Dr Ken Fox, Principal Lecturer School of Media, Art & Design, explains why this year’s winners at the Cannes Film Festival are important.

The Cannes Film Festival with its glamourous setting and endless stream of celebrity tweets and photo opportunities seems far removed from our daily concerns but it proves once again in its choice of Ken Loach’s latest film, I, Daniel Taylor, as winner of the top Festival prize, the Palme D’Or, that the jury has a knack for identifying films that touch a raw nerve in their depiction of contemporary societal problems and anxieties.

Ken Loach is nearing eighty and over his fifty year career has been indefatigable in his representation of the working class and those in poverty. His first film for television, Cathy Come Home (1966) had a huge impact with audiences, drawing attention to the housing crisis in 1960s England, to his current film focusing on the conditions of austerity and benefit cuts impacting on the lives of the central character, Daniel Taylor, and his family.

Loach’s films, including Kes, Land and Freedom, My Name is Joe, and The Wind that Shakes the Barley, represent ordinary people with compassion, complexity, sharp humour but without sentimentality. His films are not to everyone’s taste but they serve a key function in bringing to a large audience the universal stories of ordinary people coping and not coping with life’s heavy burdens. His unexpected win brings him to our attention again and reminds us all that we need his kind of cinema as much as the next Hollywood blockbuster to provide that variety of representation that pleases the eye and nourishes the brain.

The other notable British winner at Cannes was the Jury Prize for Dartford born Andrea Arnold’s American Honey. Arnold is one of the most exciting directors working in cinema. Her first short film was the Oscar winning Wasp (2003), and she has progressed to the gritty, compelling and disturbing but beautifully realised feature films Red Road, Fish Tank and Wuthering Heights. Her movies share some aesthetic and thematic similarities with Loach’s work and that connection is even more visible in her current film as Robbie Ryan, the director of photography, shot both I, Daniel Taylor and American Honey.

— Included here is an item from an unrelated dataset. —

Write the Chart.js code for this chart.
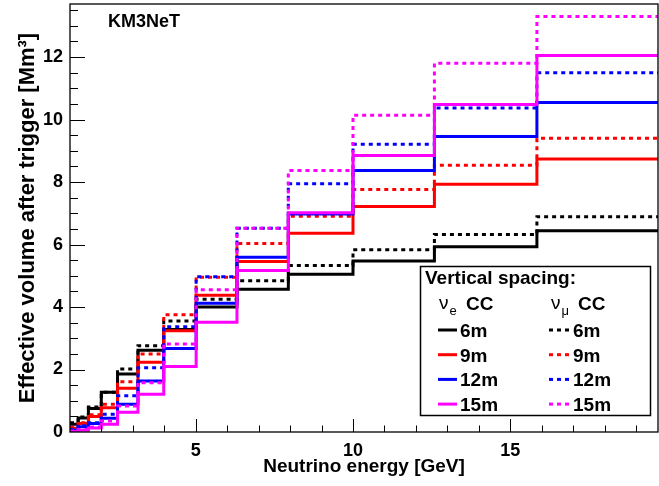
<!DOCTYPE html>
<html>
<head>
<meta charset="utf-8">
<script src="https://cdn.jsdelivr.net/npm/chart.js@4.4.1/dist/chart.umd.min.js"></script>
<style>
  html, body { margin: 0; padding: 0; background: #fff; }
  #wrap { width: 659px; height: 486px; }
</style>
</head>
<body>
<div id="wrap"><canvas id="c" width="659" height="486"></canvas></div>
<script>
// bin edges of the energy histogram (10 bins per decade), in GeV
const binEdges = [1, 1.259, 1.585, 1.995, 2.512, 3.162, 3.981, 5.012, 6.310, 7.943, 10, 12.589, 15.849, 19.953];
const xTickLabels = [5, 10, 15];
const yTickLabels = [0, 2, 4, 6, 8, 10, 12];
const spacingLabels = ['6m', '9m', '12m', '15m'];

// effective volume [Mm3], nu_e CC (solid)
const nueCC6m  = [0.25, 0.45, 0.75, 1.27, 1.86, 2.62, 3.28, 4.00, 4.57, 5.05, 5.47, 5.93, 6.44];
const nueCC9m  = [0.12, 0.27, 0.50, 0.78, 1.40, 2.23, 3.24, 4.38, 5.46, 6.36, 7.22, 7.93, 8.74];
const nueCC12m = [0.06, 0.17, 0.27, 0.44, 0.89, 1.63, 2.67, 4.12, 5.59, 6.98, 8.37, 9.46, 10.55];
const nueCC15m = [0.02, 0.06, 0.13, 0.25, 0.63, 1.21, 2.10, 3.51, 5.17, 7.02, 8.85, 10.48, 12.05];

// effective volume [Mm3], nu_mu CC (dotted)
const numuCC6m  = [0.30, 0.48, 0.80, 1.27, 2.02, 2.76, 3.55, 4.25, 4.84, 5.33, 5.83, 6.32, 6.89];
const numuCC9m  = [0.15, 0.30, 0.55, 0.89, 1.61, 2.50, 3.75, 4.95, 6.03, 6.91, 7.76, 8.54, 9.40];
const numuCC12m = [0.08, 0.20, 0.30, 0.57, 1.16, 2.06, 3.37, 4.97, 6.52, 7.95, 9.21, 10.37, 11.50];
const numuCC15m = [0.03, 0.08, 0.16, 0.35, 0.83, 1.58, 2.82, 4.55, 6.52, 8.37, 10.14, 11.80, 13.30];

const FONT = '"Liberation Sans", Arial, Helvetica, sans-serif';
const DOTS = [4, 4];

// histogram -> step points (one per bin edge)
function histSteps(values) {
    const pts = values.map((v, i) => ({ x: binEdges[i], y: v }));
    pts.push({ x: binEdges[values.length], y: values[values.length - 1] });
    return pts;
}

// drawing order: last entry ends up on top
const series = [
    { label: 'nu_mu CC 6m',  data: numuCC6m,  color: '#000000', dotted: true },
    { label: 'nu_e CC 6m',   data: nueCC6m,   color: '#000000', dotted: false },
    { label: 'nu_mu CC 9m',  data: numuCC9m,  color: '#ff0000', dotted: true },
    { label: 'nu_e CC 9m',   data: nueCC9m,   color: '#ff0000', dotted: false },
    { label: 'nu_mu CC 12m', data: numuCC12m, color: '#0000ff', dotted: true },
    { label: 'nu_e CC 12m',  data: nueCC12m,  color: '#0000ff', dotted: false },
    { label: 'nu_mu CC 15m', data: numuCC15m, color: '#ff00ff', dotted: true },
    { label: 'nu_e CC 15m',  data: nueCC15m,  color: '#ff00ff', dotted: false }
];
const legendColors = ['#000000', '#ff0000', '#0000ff', '#ff00ff'];

const datasets = series.map((s, i) => ({
    label: s.label,
    data: histSteps(s.data),
    borderColor: s.color,
    borderWidth: 3,
    borderDash: s.dotted ? DOTS : [],
    stepped: 'before',
    pointRadius: 0,
    fill: false,
    order: series.length - i
}));

// no extra room for half tick labels
function noPad(s) {
    s.paddingTop = 0; s.paddingBottom = 0; s.paddingLeft = 0; s.paddingRight = 0;
}

// ROOT-like frame, inner ticks, KM3NeT label and legend box
const rootDecor = {
    id: 'rootDecor',
    afterDraw(chart) {
        const { ctx, chartArea: a, scales: { x, y } } = chart;
        ctx.save();
        ctx.strokeStyle = '#000';
        ctx.lineWidth = 1;
        ctx.setLineDash([]);

        // x ticks (inside, from bottom)
        for (let v = 2; v <= 19; v++) {
            const px = Math.round(x.getPixelForValue(v)) + 0.5;
            const len = v % 5 === 0 ? 13 : 6.5;
            ctx.beginPath(); ctx.moveTo(px, a.bottom); ctx.lineTo(px, a.bottom - len); ctx.stroke();
        }
        // y ticks (inside, from left)
        for (let v = 0.5; v <= 13.5; v += 0.5) {
            const py = Math.round(y.getPixelForValue(v)) + 0.5;
            const len = v % 2 === 0 ? 15 : 8;
            ctx.beginPath(); ctx.moveTo(a.left, py); ctx.lineTo(a.left + len, py); ctx.stroke();
        }
        // frame
        ctx.lineWidth = 1.3;
        ctx.strokeRect(a.left, a.top, a.right - a.left, a.bottom - a.top);

        // experiment label
        ctx.fillStyle = '#000';
        ctx.font = 'bold 18px ' + FONT;
        ctx.textBaseline = 'alphabetic';
        ctx.textAlign = 'left';
        ctx.fillText('KM3NeT', 108, 27);

        // legend
        const bx = 420, by = 266, bw = 230, bh = 149;
        ctx.fillStyle = '#fff';
        ctx.fillRect(bx, by, bw, bh);
        ctx.lineWidth = 1.5;
        ctx.strokeRect(bx + 0.5, by + 0.5, bw, bh);

        ctx.fillStyle = '#000';
        ctx.font = 'bold 19px ' + FONT;
        ctx.fillText('Vertical spacing:', 425, 284);

        // column heads with subscripts
        function nuHead(xs, sub) {
            ctx.font = '19px ' + FONT;
            ctx.fillText('\u03bd', xs, 309);
            const w = ctx.measureText('\u03bd').width;
            ctx.font = '13px ' + FONT;
            ctx.fillText(sub, xs + w + 1, 315);
            ctx.font = 'bold 19px ' + FONT;
            ctx.fillText('CC', xs + 27, 310);
        }
        nuHead(439, 'e');
        nuHead(551, '\u03bc');

        spacingLabels.forEach((lab, i) => {
            const ly = 330 + i * 24.7;
            ctx.strokeStyle = legendColors[i];
            ctx.lineWidth = 3;
            ctx.setLineDash([]);
            ctx.beginPath(); ctx.moveTo(438, ly); ctx.lineTo(457, ly); ctx.stroke();
            ctx.setLineDash(DOTS);
            ctx.beginPath(); ctx.moveTo(549, ly); ctx.lineTo(571, ly); ctx.stroke();
            ctx.setLineDash([]);
            ctx.fillStyle = '#000';
            ctx.font = 'bold 19px ' + FONT;
            ctx.fillText(lab, 460, ly + 7);
            ctx.fillText(lab, 573, ly + 7);
        });
        ctx.restore();
    }
};

new Chart(document.getElementById('c'), {
    type: 'line',
    data: { datasets },
    options: {
        responsive: false,
        animation: false,
        devicePixelRatio: 1,
        layout: { padding: { top: 4, right: 1, left: 0, bottom: 0 } },
        plugins: { legend: { display: false }, tooltip: { enabled: false } },
        scales: {
            x: {
                type: 'linear',
                min: 1,
                max: 19.7,
                grid: { display: false, drawTicks: false },
                border: { display: false },
                afterBuildTicks: (s) => { s.ticks = xTickLabels.map(v => ({ value: v })); },
                afterFit: (s) => { s.height = 54; noPad(s); },
                ticks: { color: '#000', padding: 8, font: { family: FONT, size: 18, weight: 'bold' }, maxRotation: 0 },
                title: {
                    display: true,
                    text: 'Neutrino energy [GeV]',
                    color: '#000',
                    font: { family: FONT, size: 19, weight: 'bold' },
                    padding: { top: 0, bottom: 8 }
                }
            },
            y: {
                min: 0,
                max: 13.7,
                grid: { display: false, drawTicks: false },
                border: { display: false },
                afterBuildTicks: (s) => { s.ticks = yTickLabels.map(v => ({ value: v })); },
                afterFit: (s) => { s.width = 70; noPad(s); },
                ticks: { color: '#000', padding: 7, font: { family: FONT, size: 18, weight: 'bold' } },
                title: {
                    display: true,
                    text: 'Effective volume after trigger [Mm\u00b3]',
                    color: '#000',
                    font: { family: FONT, size: 22, weight: 'bold' },
                    padding: { top: 15, bottom: 0 }
                }
            }
        }
    },
    plugins: [rootDecor]
});
</script>
</body>
</html>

What makes Arnold’s win all the more important is that she and her female director peers such as Susanna White (Our Kind of Traitor), Sara Gavron (Suffragette), Clio Barnard (The Selfish Giant), Gurinder Chadha (Bend it Like Beckham), Sally Potter (Orlando), Lynne Ramsay (We need to talk about Kevin) and Joanna Hogg (Archipelago) are succeeding in an industry notorious for its lack of equal opportunities. Arnold’s win raises the profile of female filmmakers and she provides a great role model for student filmmakers everywhere, but particularly women student filmmakers.